Port Truckers Strike over Clean-Air Regulations

Nonunion truckers at the Port of Oakland are on a work-stoppage over both work rules and compliance with a 2008 CARB diesel regulation requiring drayage trucks to be 2007 or newer. They want a year extension and more funding to assist in compliance.

2 minute read

October 27, 2013, 1:00 PM PDT

By Irvin Dawid


Stephanie M. Lee writes about the stoppage that has obstructed deliveries to and from the fifth busiest container port in the United States. Regulations approved in December, 2008 by the Calif. Air Resources Board (CARB) were designed to tackle diesel powered trucks and buses, responsible for "one-third of the state's nitric-oxide emissions and 40 percent of the state's diesel particulate-matter emissions, which have been linked to more than 9,000 premature deaths annually", writes Lee.

Owners and operators of diesel trucks and buses have had to add soot filters, upgrade to newer engines or replace especially old vehicles. By Jan. 1, California will require all trucks serving its ports to have engines whose model year is 2007 or newer.

Lee writes that the "group of nonunion protesters calling itself the Port of Oakland Truckers Association is asking for a yearlong extension of the 2014 deadline. It also wants a monthly $50 "green emissions" fee to help offset the cost of upgrading the trucks." Three years ago, CARB had "rolled back diesel pollution limits".

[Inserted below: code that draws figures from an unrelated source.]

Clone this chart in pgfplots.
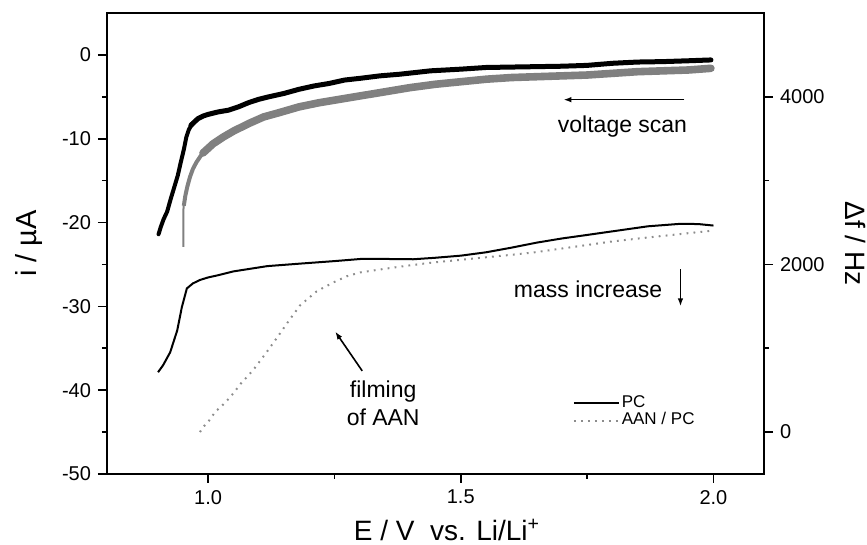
\documentclass[border=0pt]{standalone}
\usepackage{pgfplots}
\pgfplotsset{compat=1.18}
\usepackage{fontspec}
\setmainfont{Liberation Sans}
\usetikzlibrary{arrows.meta,calc}

\pgfplotsset{
  mybase/.style={
    scale only axis, width=328.5pt, height=230.5pt,
    xmin=0.8, xmax=2.1,
    tick align=outside,
    major tick length=4.5pt, minor tick length=2.5pt,
    axis line style={line width=0.8pt},
    major tick style={line width=0.8pt,black},
    minor tick style={line width=0.8pt,black},
    tick label style={font=\fontsize{10}{12}\selectfont},
    clip=false,
  }
}

\begin{document}
\begin{tikzpicture}
\begin{axis}[mybase, ymin=-50, ymax=5,
  xtick={1,1.5,2}, xticklabels={1.0,1.5,2.0}, minor xtick={1.25,1.75},
  ytick={-50,-40,-30,-20,-10,0}, yticklabels={-50,-40,-30,-20,-10,0},
  minor ytick={-45,-35,-25,-15,-5},
  tick pos=left,
  xlabel={E / V\ \ vs. Li/Li\textsuperscript{+}}, ylabel={i / µA},
  every axis x label/.style={at={(axis description cs:0.5175,-0.1445)}, anchor=base, inner sep=0pt, font=\fontsize{14}{16}\selectfont},
  every axis y label/.style={at={(axis description cs:-0.108,0.5)}, rotate=90, anchor=base, inner sep=0pt, font=\fontsize{14.5}{16}\selectfont},
]
% AAN/PC current (gray)
\addplot[gray, line width=1pt] coordinates {(0.951,-22.9) (0.951,-18.6) (0.953,-17.2)};
\addplot[gray, line width=2pt, line join=round] coordinates {
(0.952,-18.0) (0.955,-16.8) (0.959,-15.7) (0.964,-14.6) (0.970,-13.6) (0.977,-12.8) (0.986,-12.0) (0.996,-11.3)};
\addplot[gray, line width=3.8pt, line join=round, line cap=round] coordinates {
(0.990,-11.7) (1.010,-10.6) (1.030,-9.8) (1.050,-9.1) (1.080,-8.2) (1.110,-7.4)
(1.140,-6.9) (1.180,-6.2) (1.220,-5.7) (1.260,-5.3) (1.300,-4.9) (1.350,-4.4)
(1.400,-3.9) (1.450,-3.5) (1.500,-3.2) (1.550,-2.9) (1.600,-2.7) (1.650,-2.6)
(1.700,-2.5) (1.750,-2.4) (1.800,-2.2) (1.850,-2.0) (1.900,-1.9) (1.950,-1.8) (1.995,-1.6)};
% PC current (black)
\addplot[black, line width=2pt, line join=round, line cap=round] coordinates {
(0.902,-21.4) (0.906,-20.6) (0.912,-19.6) (0.919,-18.7) (0.926,-17.2) (0.933,-15.8)
(0.940,-14.4) (0.946,-12.8) (0.952,-11.3) (0.957,-9.8) (0.962,-8.9) (0.970,-8.1)};
\addplot[black, line width=2.5pt, line join=round, line cap=round] coordinates {
(0.966,-8.4) (0.980,-7.6) (0.990,-7.3) (1.000,-7.1) (1.020,-6.8) (1.040,-6.6) (1.060,-6.2)
(1.080,-5.7) (1.100,-5.3) (1.120,-5.0) (1.150,-4.6) (1.180,-4.1) (1.210,-3.7)
(1.240,-3.4) (1.270,-3.0) (1.300,-2.8) (1.340,-2.5) (1.380,-2.3) (1.440,-1.9)
(1.500,-1.7) (1.550,-1.5) (1.600,-1.45) (1.650,-1.4) (1.700,-1.35) (1.750,-1.25)
(1.800,-1.0) (1.850,-0.85) (1.900,-0.8) (1.950,-0.7) (1.995,-0.6)};
% annotations
\draw[line width=0.8pt, -{Latex[length=4pt,width=2.8pt]}] (axis cs:1.9426,-5.34) -- (axis cs:1.703,-5.34);
\node[anchor=base, font=\fontsize{11.5}{13}\selectfont] at (axis cs:1.82,-9.25) {voltage scan};
\node[anchor=base, font=\fontsize{11.5}{13}\selectfont] at (axis cs:1.752,-28.9) {mass increase};
\draw[line width=0.8pt, -{Latex[length=4pt,width=2.8pt]}] (axis cs:1.9347,-25.6) -- (axis cs:1.9347,-30.0);
\node[anchor=base, font=\fontsize{11.5}{13}\selectfont] at (axis cs:1.3465,-40.9) {filming};
\node[anchor=base, font=\fontsize{11.5}{13}\selectfont] at (axis cs:1.3465,-44.2) {of AAN};
\draw[line width=0.8pt, -{Latex[length=4pt,width=2.8pt]}] (axis cs:1.305,-37.7) -- (axis cs:1.2515,-33.0);
\end{axis}

\begin{axis}[mybase, ymin=-500, ymax=5000,
  axis x line=none, axis y line*=right,
  ytick={0,2000,4000}, yticklabels={0,2000,4000}, minor ytick={1000,3000},
  ylabel={Δf / Hz},
  every axis y label/.style={at={(axis description cs:1.1233,0.5)}, rotate=-90, anchor=base, inner sep=0pt, font=\fontsize{14}{16}\selectfont},
  legend style={draw=none, fill=none, at={(axis description cs:0.709,0.1768)}, anchor=north west,
    inner sep=0pt, outer sep=0pt, font=\fontsize{8.5}{10}\selectfont, row sep=-1.6pt,
    nodes={inner sep=1pt, text height=6.3pt, text depth=2.2pt}},
  legend cell align=left,
  legend image code/.code={\draw[#1] (0pt,0pt) -- (22.5pt,0pt);},
]
\addplot[black, line width=1pt, line join=round] coordinates {
(0.901,714) (0.911,798) (0.925,952) (0.939,1214) (0.948,1488) (0.958,1714)
(0.970,1774) (0.984,1815) (1.000,1845) (1.018,1869) (1.050,1917) (1.117,1980)
(1.182,2010) (1.250,2040) (1.307,2068) (1.360,2065) (1.406,2062) (1.450,2080)
(1.500,2105) (1.550,2145) (1.600,2200) (1.650,2260) (1.700,2310) (1.750,2352)
(1.800,2395) (1.870,2455) (1.935,2485) (1.970,2482) (2.000,2464)};
\addlegendentry{PC}
\addplot[black!45, line width=1pt, dash pattern=on 0.9pt off 2.6pt] coordinates {
(0.984,0) (0.990,60) (1.000,120) (1.014,240) (1.030,330) (1.044,417) (1.065,580)
(1.089,738) (1.113,930) (1.137,1131) (1.160,1330) (1.182,1512) (1.215,1680)
(1.248,1786) (1.275,1860) (1.301,1905) (1.354,1952) (1.400,1990) (1.446,2024)
(1.500,2055) (1.545,2083) (1.600,2115) (1.644,2143) (1.700,2190) (1.743,2226)
(1.800,2275) (1.869,2321) (1.930,2360) (2.000,2405)};
\addlegendentry{AAN / PC}
\end{axis}
\pgfresetboundingbox
\useasboundingbox ($(current axis.south west)+(-53.5pt,-35.5pt)$) rectangle ($(current axis.north east)+(51.5pt,6.5pt)$);
\end{tikzpicture}
\end{document}
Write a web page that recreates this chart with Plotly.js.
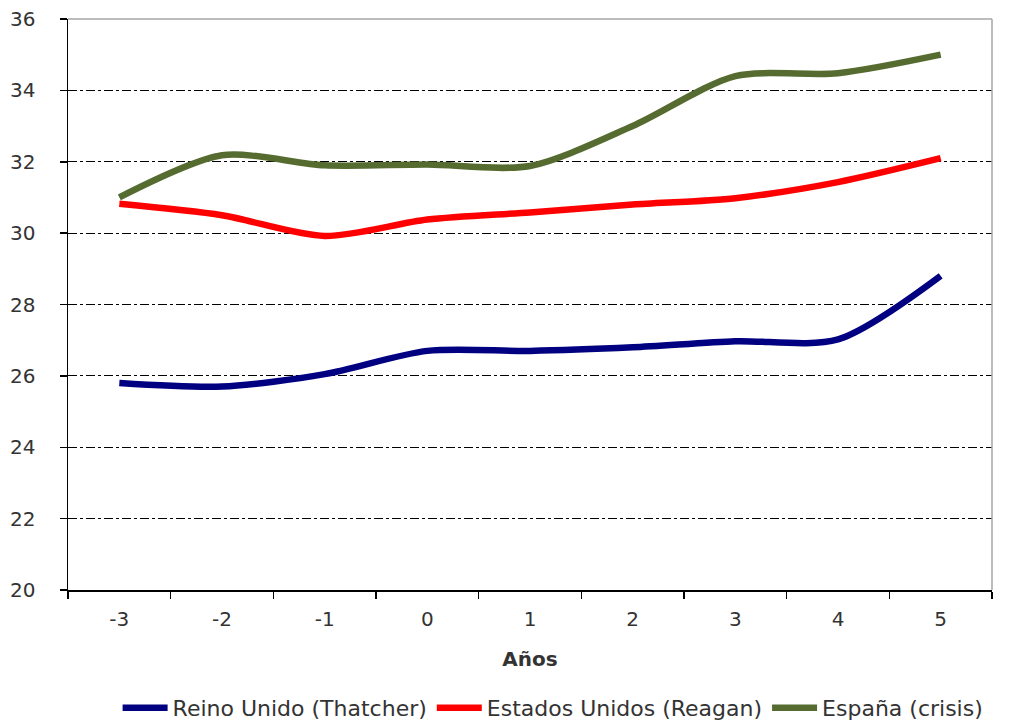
<!DOCTYPE html>
<html><head><meta charset="utf-8">
<script src="https://cdn.plot.ly/plotly-3.0.1.min.js"></script>
<style>html,body{margin:0;padding:0;background:#fff;}#chart{width:1026px;height:721px;}</style>
</head><body><div id="chart"></div>
<script>
const years = ["-3","-2","-1","0","1","2","3","4","5"];
const reinoUnido = [25.8, 25.7, 26.05, 26.7, 26.7, 26.8, 26.97, 27.02, 28.8];
const estadosUnidos = [30.82, 30.5, 29.92, 30.38, 30.58, 30.8, 30.98, 31.43, 32.1];
const espana = [31.0, 32.18, 31.9, 31.92, 31.88, 33.0, 34.4, 34.48, 35.0];
const yTicks = [20,22,24,26,28,30,32,34,36];

const mk = (name, y, color) => ({
  x: years, y: y, name: name, type: 'scatter', mode: 'lines',
  line: {color: color, width: 6.5, shape: 'spline', smoothing: 0.8}
});
const data = [
  mk('Reino Unido (Thatcher)', reinoUnido, '#000080'),
  mk('Estados Unidos (Reagan)', estadosUnidos, '#ff0000'),
  mk('España (crisis)', espana, '#556b2f')
];
const fam = 'DejaVu Sans, Liberation Sans, Arial, sans-serif';
const layout = {
  width: 1026, height: 721,
  margin: {l: 68, r: 34, t: 19, b: 131, autoexpand: false},
  paper_bgcolor: '#fff', plot_bgcolor: '#fff',
  font: {family: fam, color: '#333'},
  showlegend: true,
  legend: {orientation: 'h', x: 0.525, xanchor: 'center', xref: 'paper',
    yref: 'container', y: 0.018, yanchor: 'middle',
    font: {family: fam, size: 22, color: '#333'}, itemwidth: 45, tracegroupgap: 0},
  xaxis: {
    type: 'category', range: [-0.5, 8.5], tickson: 'boundaries',
    ticks: 'outside', ticklen: 7, tickcolor: '#000', tickwidth: 1.5,
    showline: true, linecolor: '#000', linewidth: 1.5, showgrid: false, zeroline: false,
    tickfont: {size: 20, color: '#333', family: fam}, ticklabelstandoff: 10,
    title: {text: '<b>Años</b>', font: {size: 20, color: '#333', family: fam}, standoff: 22}
  },
  yaxis: {
    range: [20, 36], tickvals: yTicks, ticks: 'outside', ticklen: 7, tickcolor: '#000', tickwidth: 1.5,
    showline: true, linecolor: '#000', linewidth: 1.5, zeroline: false,
    showgrid: true, gridcolor: '#000', gridwidth: 1, griddash: 'dashdot',
    tickfont: {size: 20, color: '#333', family: fam}, ticklabelstandoff: 20
  },
  shapes: [
    {type: 'line', xref: 'paper', yref: 'paper', x0: 0, x1: 1, y0: 1, y1: 1, line: {color: '#a6a6a6', width: 1.5}},
    {type: 'line', xref: 'paper', yref: 'paper', x0: 1, x1: 1, y0: 0, y1: 1, line: {color: '#a6a6a6', width: 1.5}}
  ]
};
Plotly.newPlot('chart', data, layout, {displayModeBar: false, staticPlot: true});
</script></body></html>
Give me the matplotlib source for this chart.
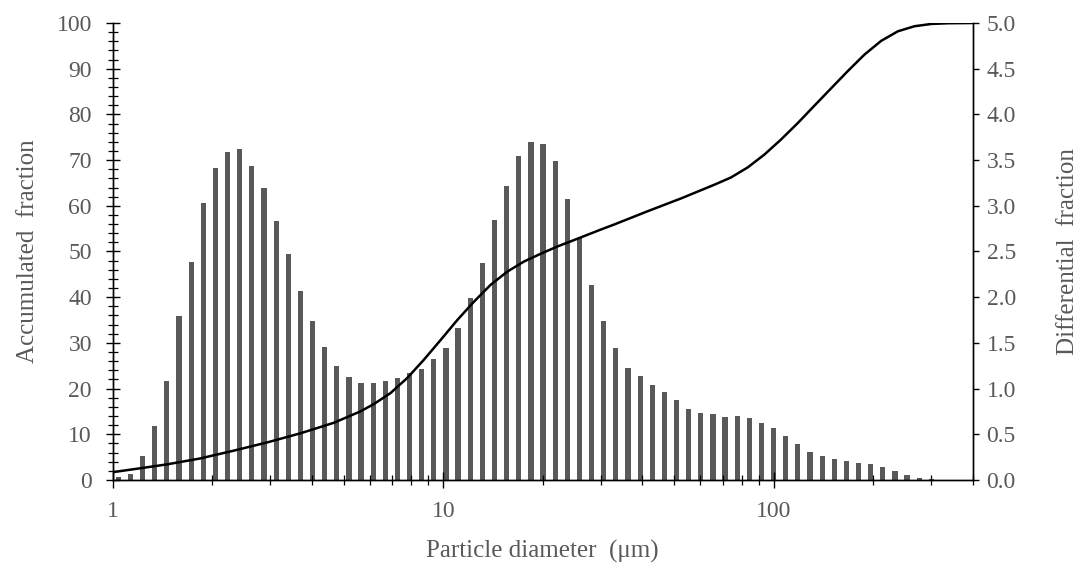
import numpy as np
import matplotlib
matplotlib.use("Agg")
import matplotlib.pyplot as plt
from matplotlib.ticker import LogLocator, FixedLocator, NullFormatter, FormatStrFormatter, MultipleLocator

# ---- data ----
diameter_um = [1.040, 1.132, 1.231, 1.340, 1.458, 1.587, 1.727, 1.879, 2.045, 2.226,
               2.422, 2.636, 2.868, 3.121, 3.396, 3.696, 4.022, 4.377, 4.763, 5.183,
               5.640, 6.138, 6.679, 7.268, 7.909, 8.607, 9.366, 10.19, 11.09, 12.07,
               13.13, 14.29, 15.55, 16.93, 18.42, 20.04, 21.81, 23.74, 25.83, 28.11,
               30.59, 33.29, 36.23, 39.42, 42.90, 46.69, 50.80, 55.29, 60.17, 65.47,
               71.25, 77.54, 84.38, 91.82, 99.92, 108.7, 118.3, 128.8, 140.1, 152.5,
               165.9, 180.6, 196.5, 213.8, 232.7, 253.2, 275.6, 299.9]
differential = [0.03, 0.07, 0.26, 0.59, 1.08, 1.79, 2.39, 3.03, 3.41, 3.59,
                3.62, 3.44, 3.20, 2.83, 2.47, 2.07, 1.74, 1.46, 1.25, 1.13,
                1.065, 1.065, 1.08, 1.12, 1.17, 1.21, 1.32, 1.44, 1.66, 1.99,
                2.37, 2.85, 3.22, 3.55, 3.70, 3.68, 3.49, 3.07, 2.65, 2.13,
                1.74, 1.44, 1.22, 1.14, 1.04, 0.96, 0.88, 0.78, 0.73, 0.72,
                0.69, 0.70, 0.68, 0.62, 0.57, 0.48, 0.39, 0.31, 0.26, 0.23,
                0.21, 0.19, 0.17, 0.14, 0.10, 0.05, 0.02, 0.01]

curve_d = [1.0, 1.21, 1.457, 1.839, 2.32, 2.929, 3.695, 4.662, 5.616, 6.163,
           6.923, 7.779, 8.736, 9.813, 11.03, 12.38, 13.91, 15.63, 17.55, 19.72,
           22.16, 24.88, 29.98, 32.89, 41.51, 52.37, 66.07, 74.24, 83.42, 93.65,
           105.2, 118.2, 132.7, 149.1, 167.6, 188.2, 211.4, 237.6, 266.8, 299.8,
           336.8, 400.0]
accumulated = [1.7, 2.55, 3.4, 4.7, 6.4, 8.2, 10.2, 12.5, 15.0, 16.6,
               19.0, 22.3, 26.3, 30.6, 35.0, 39.0, 42.7, 45.6, 47.8, 49.5,
               51.1, 52.5, 54.8, 55.9, 58.8, 61.6, 64.6, 66.2, 68.4, 71.2,
               74.5, 78.1, 81.9, 85.7, 89.5, 93.1, 96.1, 98.2, 99.3, 99.8,
               99.95, 100.0]

left_ticks = [0, 10, 20, 30, 40, 50, 60, 70, 80, 90, 100]
right_ticks = [0.0, 0.5, 1.0, 1.5, 2.0, 2.5, 3.0, 3.5, 4.0, 4.5, 5.0]
x_ticks = [1, 10, 100]
x_ticklabels = ["1", "10", "100"]

# ---- style ----
plt.rcParams['font.family'] = ['Liberation Serif', 'DejaVu Serif']
gray_txt = '#595959'
bar_col = '#595959'
fs = 17
fl = 18

fig = plt.figure(figsize=(10.82, 5.70), dpi=100)
ax = fig.add_axes([0.1042, 0.158, 0.7948, 0.8016])
ax2 = ax.twinx()

# bars on right axis (fixed pixel width on log axis)
d = np.asarray(diameter_um)
half = 10 ** (2.6 / 330.0)
ax2.bar(d / half, differential, width=d * half - d / half, align='edge',
        color=bar_col, edgecolor='none')

# cumulative curve on left axis
ax.plot(curve_d, accumulated, color='black', lw=1.8, solid_capstyle='round',
        solid_joinstyle='round')

ax.set_zorder(ax2.get_zorder() + 1)
ax.patch.set_visible(False)

for a in (ax, ax2):
    a.set_xscale('log')
    a.set_xlim(1, 400)
    a.spines['top'].set_visible(False)
    for s in a.spines.values():
        s.set_linewidth(1.0)

ax.set_ylim(0, 100)
ax2.set_ylim(0, 5.0)

ax.xaxis.set_major_locator(FixedLocator(x_ticks))
ax.set_xticklabels(x_ticklabels)
ax.xaxis.set_minor_locator(LogLocator(base=10, subs=np.arange(2, 10)))
ax.xaxis.set_minor_formatter(NullFormatter())
ax.tick_params(axis='x', which='major', direction='inout', length=11, width=1.0,
               labelsize=fs, labelcolor=gray_txt, pad=10)
ax.tick_params(axis='x', which='minor', direction='inout', length=7, width=0.9)

ax.set_yticks(left_ticks)
ax.yaxis.set_minor_locator(MultipleLocator(2))
ax.tick_params(axis='y', which='major', direction='inout', length=10, width=1.0,
               labelsize=fs, labelcolor=gray_txt, pad=10)
ax.tick_params(axis='y', which='minor', direction='inout', length=7, width=0.9)

ax2.set_yticks(right_ticks)
ax2.yaxis.set_major_formatter(FormatStrFormatter('%.1f'))
ax2.tick_params(axis='y', which='major', direction='out', length=4, width=1.0,
                labelsize=fs, labelcolor=gray_txt, pad=6)
ax2.tick_params(axis='x', which='both', bottom=False, labelbottom=False)

ax.set_xlabel('Particle diameter  (μm)', fontsize=fl, color=gray_txt, va='center')
ax.xaxis.set_label_coords(0.5, -0.1575)
ax.set_ylabel('Accumulated  fraction', fontsize=fl, color=gray_txt, va='center')
ax.yaxis.set_label_coords(-0.0985, 0.5)
ax2.set_ylabel('Differential  fraction', fontsize=fl, color=gray_txt, va='center',
               rotation=90)
ax2.yaxis.set_label_coords(1.1108, 0.5)

fig.savefig('out.png', dpi=100)
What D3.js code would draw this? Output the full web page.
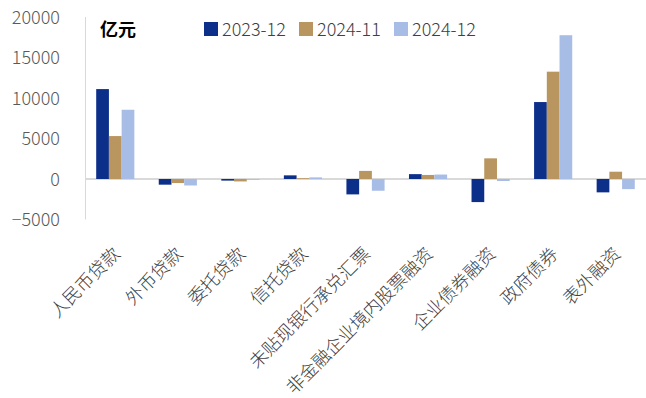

Trucks servicing the port, as well as all trucks in California, have been eligible to receive funds set aside just for the purpose of meeting the truck and bus emission requirements (PDF). The protesting truckers are in fact part of a minority as "(m)ore than 70 percent of the roughly 5,900 trucks registered in Northern California are also already compliant" which helps to account why "diesel particulate matter from port trucks has plummeted 88 percent since 2005", according to the port.

The Port of Oakland, said it, along with the Bay Area Air Quality Management District (see August, 2013 news release), CARB (Truckstop) and the U.S. Environmental Protection Agency" have given $38 million to help truckers comply with deadlines.

More state funds will be flowing as a result of the passage of "AB 8, which authorizes an additional $2 billion over the next decade in incentives to reduce diesel emissions and support clean alternative fuels and technologies. The state Air Resources Board has estimated that the diesel-emission reduction laws would prevent about 3,500 premature deaths statewide", writes Lee. [Note: AB 8 was also described on Oct. 3 as one of "six new laws that made California more EV-friendly".]

Bonnie Holmes-Gen, the American Lung Association senior director for policy and advocacy in California, "said that while it's important to help truck owners comply with the deadline, their health, too, is at stake."

"The bottom line is we need to transition to cleaner fuels and equipment in order to reduce these tremendous health burdens on the area and in order to reach our air quality and greenhouse gas goals," she said. "We have to move forward and make the transition work."